= Robert Cochet =

Robert Cochet (1903–1988) was a French artist medal engraver, born in 1903. He studied at the École Nationale Supérieure des Beaux-Arts de Paris and specialised in creating designs for medals, coinage and small works in bronze.

Cochet designed several coins, including the Fourth Republic 100 franc piece struck in France at the Monnaie de Paris and Beaumont-le-Roger mints between 1954 and 1958. These are signed with a tiny CR monogram on the front and R Cochet on the reverse. He also designed portraits cameos for sulphide paperweights made by the French glass makers Compagnie des Cristalleries de Baccarat. Subjects include the US President Harry S. Truman. His greatest contribution to the arts was his creation of numerous commemorative and award medals struck in bronze by the Monnaie de Paris, including the French "Defense Passive 1939-1945" medal.

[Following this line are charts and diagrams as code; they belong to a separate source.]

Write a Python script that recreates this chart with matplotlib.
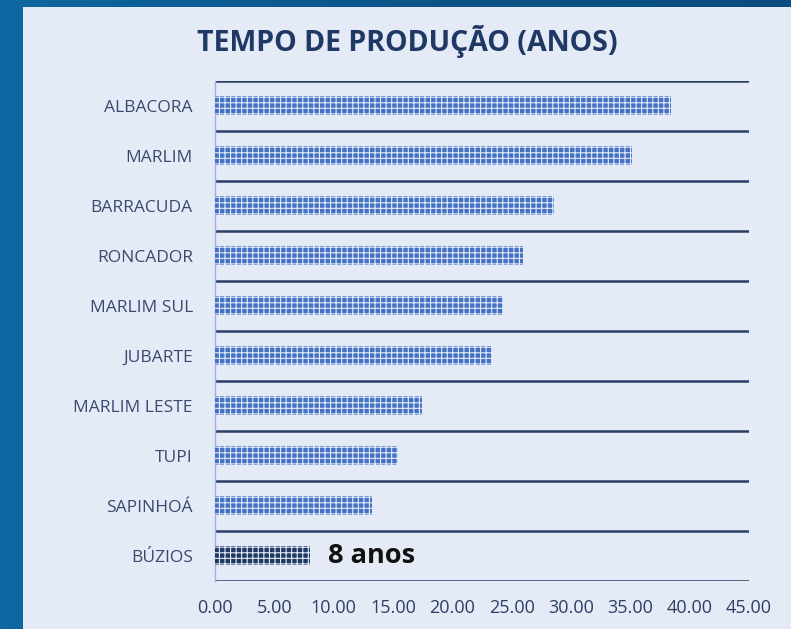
import numpy as np
import matplotlib
matplotlib.use("Agg")
import matplotlib.pyplot as plt
from matplotlib.patches import Rectangle
from matplotlib.colors import LinearSegmentedColormap

# ---- data ----
fields = ['ALBACORA', 'MARLIM', 'BARRACUDA', 'RONCADOR', 'MARLIM SUL',
          'JUBARTE', 'MARLIM LESTE', 'TUPI', 'SAPINHOÁ', 'BÚZIOS']
anos = [38.4, 35.1, 28.6, 25.95, 24.3, 23.35, 17.45, 15.45, 13.25, 8.0]
xticks = [0, 5, 10, 15, 20, 25, 30, 35, 40, 45]
title = 'TEMPO DE PRODUÇÃO (ANOS)'
highlight_label = '8 anos'

W, H = 791, 629
plt.rcParams['font.family'] = ['Open Sans', 'DejaVu Sans']
plt.rcParams['hatch.linewidth'] = 0.8

fig = plt.figure(figsize=(W / 100, H / 100), dpi=100)

# background gradient + light panel
bg = fig.add_axes([0, 0, 1, 1], zorder=-10)
grad = np.linspace(0, 1, 256)[None, :]
cmap = LinearSegmentedColormap.from_list('bg', ['#0E67A1', '#0B5589', '#0A4C7D'])
bg.imshow(grad, aspect='auto', cmap=cmap, extent=[0, 1, 0, 1])
bg.add_patch(Rectangle((23 / W, 0), 1 - 23 / W, 1 - 7 / H,
                       facecolor='#E4EAF6', edgecolor='none', transform=bg.transAxes))
bg.set_xlim(0, 1)
bg.set_ylim(0, 1)
bg.axis('off')

ax = fig.add_axes([215 / W, 1 - 581 / H, (749 - 215) / W, (581 - 81) / H])
ax.set_facecolor('none')

y = np.arange(len(fields))
colors = ['#4472C4'] * (len(fields) - 1) + ['#1F3864']
ax.barh(y, anos, height=0.38, color=colors, edgecolor='#E4EAF6',
        linewidth=0, hatch='+++', zorder=3)

ax.set_xlim(0, 45)
ax.set_ylim(len(fields) - 0.5, -0.5)

# horizontal separators
ax.hlines(np.arange(-0.5, len(fields) + 0.5, 1), 0, 45, colors='#2B3F66',
          linewidth=1.8, zorder=2)

for s in ['top', 'right', 'bottom']:
    ax.spines[s].set_visible(False)
ax.spines['left'].set_color('#9DB4DF')
ax.spines['left'].set_linewidth(1.0)

ax.set_yticks(y)
ax.set_yticklabels(fields, fontsize=12.5, color='#3A4A6E')
ax.set_xticks(xticks)
ax.set_xticklabels([f'{v:.2f}' for v in xticks], fontsize=13, color='#2E3F63')
ax.tick_params(axis='y', length=0, pad=16)
ax.tick_params(axis='x', length=0, pad=13)

ax.annotate(highlight_label, xy=(anos[-1], y[-1]), xytext=(13, 0),
            textcoords='offset points', va='center', ha='left',
            fontsize=19.5, fontweight='bold', color='#111111', zorder=4)

fig.text(407 / W, 1 - 42 / H, title, ha='center', va='center',
         fontsize=20.5, fontweight='bold', color='#1F3864')

fig.savefig('out.png', dpi=100)
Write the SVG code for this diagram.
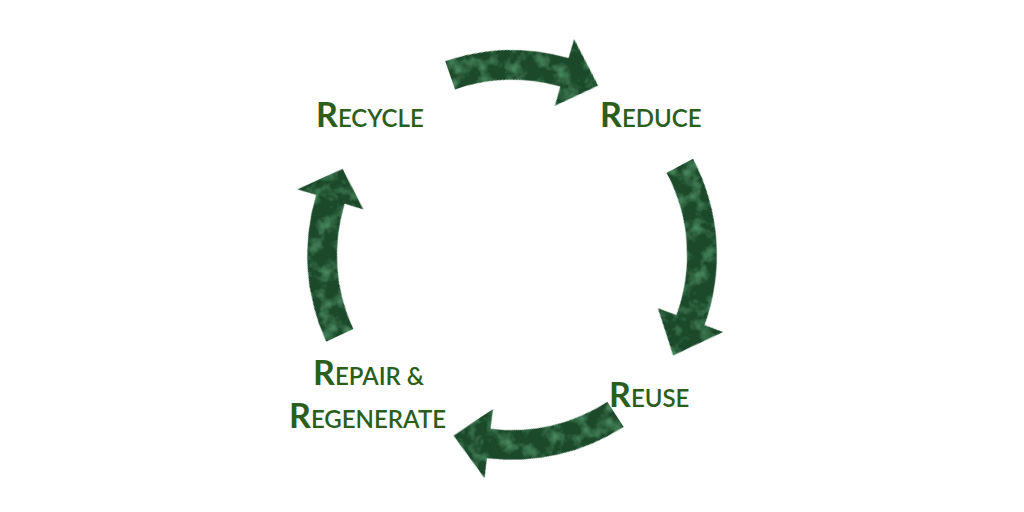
<svg xmlns="http://www.w3.org/2000/svg" width="1024" height="512" viewBox="0 0 1024 512">
<style>
.lbl{font-family:Lato,"Open Sans",sans-serif;font-size:24px;fill:#2b5e1c;font-weight:600}
.big{font-size:34px;font-weight:700}
.arr{fill:#1b4a2b;filter:url(#marble)}
</style>
<defs>
<filter id="marble" x="0" y="0" width="100%" height="100%">
<feTurbulence type="fractalNoise" baseFrequency="0.07" numOctaves="3" seed="4" result="n"/>
<feColorMatrix in="n" type="matrix" values="0 0 0 0 0  0 0 0 0 0  0 0 0 0 0  2.5 0 0 0 -1.15" result="c"/>
<feFlood flood-color="#4a8a60" result="f"/>
<feComposite in="f" in2="c" operator="in" result="light"/>
<feMerge result="m"><feMergeNode in="SourceGraphic"/><feMergeNode in="light"/></feMerge>
<feComposite in="m" in2="SourceGraphic" operator="in"/>
</filter>
</defs>
<g id="connectors" transform="translate(512,255)">
<path class="arr" transform="rotate(-19)" d="M0,-205 A205,205 0 0 1 117.6,-167.9 L129.1,-184.3 L136.7,-132 L88.9,-127 L100.4,-143.4 A175,175 0 0 0 0,-175 Z"/>
<path class="arr" transform="rotate(62)" d="M0,-205 A205,205 0 0 1 152.3,-137.2 L167.2,-150.5 L164.5,-95 L115.2,-103.7 L130,-117.1 A175,175 0 0 0 0,-175 Z"/>
<path class="arr" transform="rotate(147)" d="M0,-205 A205,205 0 0 1 131.8,-157 L144.6,-172.4 L147.6,-119.6 L99.6,-118.7 L112.5,-134.1 A175,175 0 0 0 0,-175 Z"/>
<path class="arr" transform="rotate(245)" d="M0,-205 A205,205 0 0 1 137.2,-152.3 L150.5,-167.2 L149.7,-117 L103.7,-115.2 L117.1,-130 A175,175 0 0 0 0,-175 Z"/>
</g>
<g id="recycle"><text class="lbl" x="316" y="127"><tspan class="big">R</tspan>ECYCLE</text></g>
<g id="reduce"><text class="lbl" x="600" y="127"><tspan class="big">R</tspan>EDUCE</text></g>
<g id="reuse"><text class="lbl" x="609" y="407"><tspan class="big">R</tspan>EUSE</text></g>
<g id="repair"><text class="lbl" x="313" y="385"><tspan class="big">R</tspan>EPAIR &amp;</text><text class="lbl" x="289" y="428"><tspan class="big">R</tspan>EGENERATE</text></g>
</svg>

Cochet was awarded a diploma and medal at the 1954 International Exposition in Madrid. He was made a Societaire of the Salon des Artistes Francais and examples of his medals can be found in the collection of The British Museum, Chrysler Museum and Harvard Art Museum.

Cochet designed a portrait medal of Lucien Georges Bazor, which decorates his grave in the Châtenay-Malabry cemetery near Paris.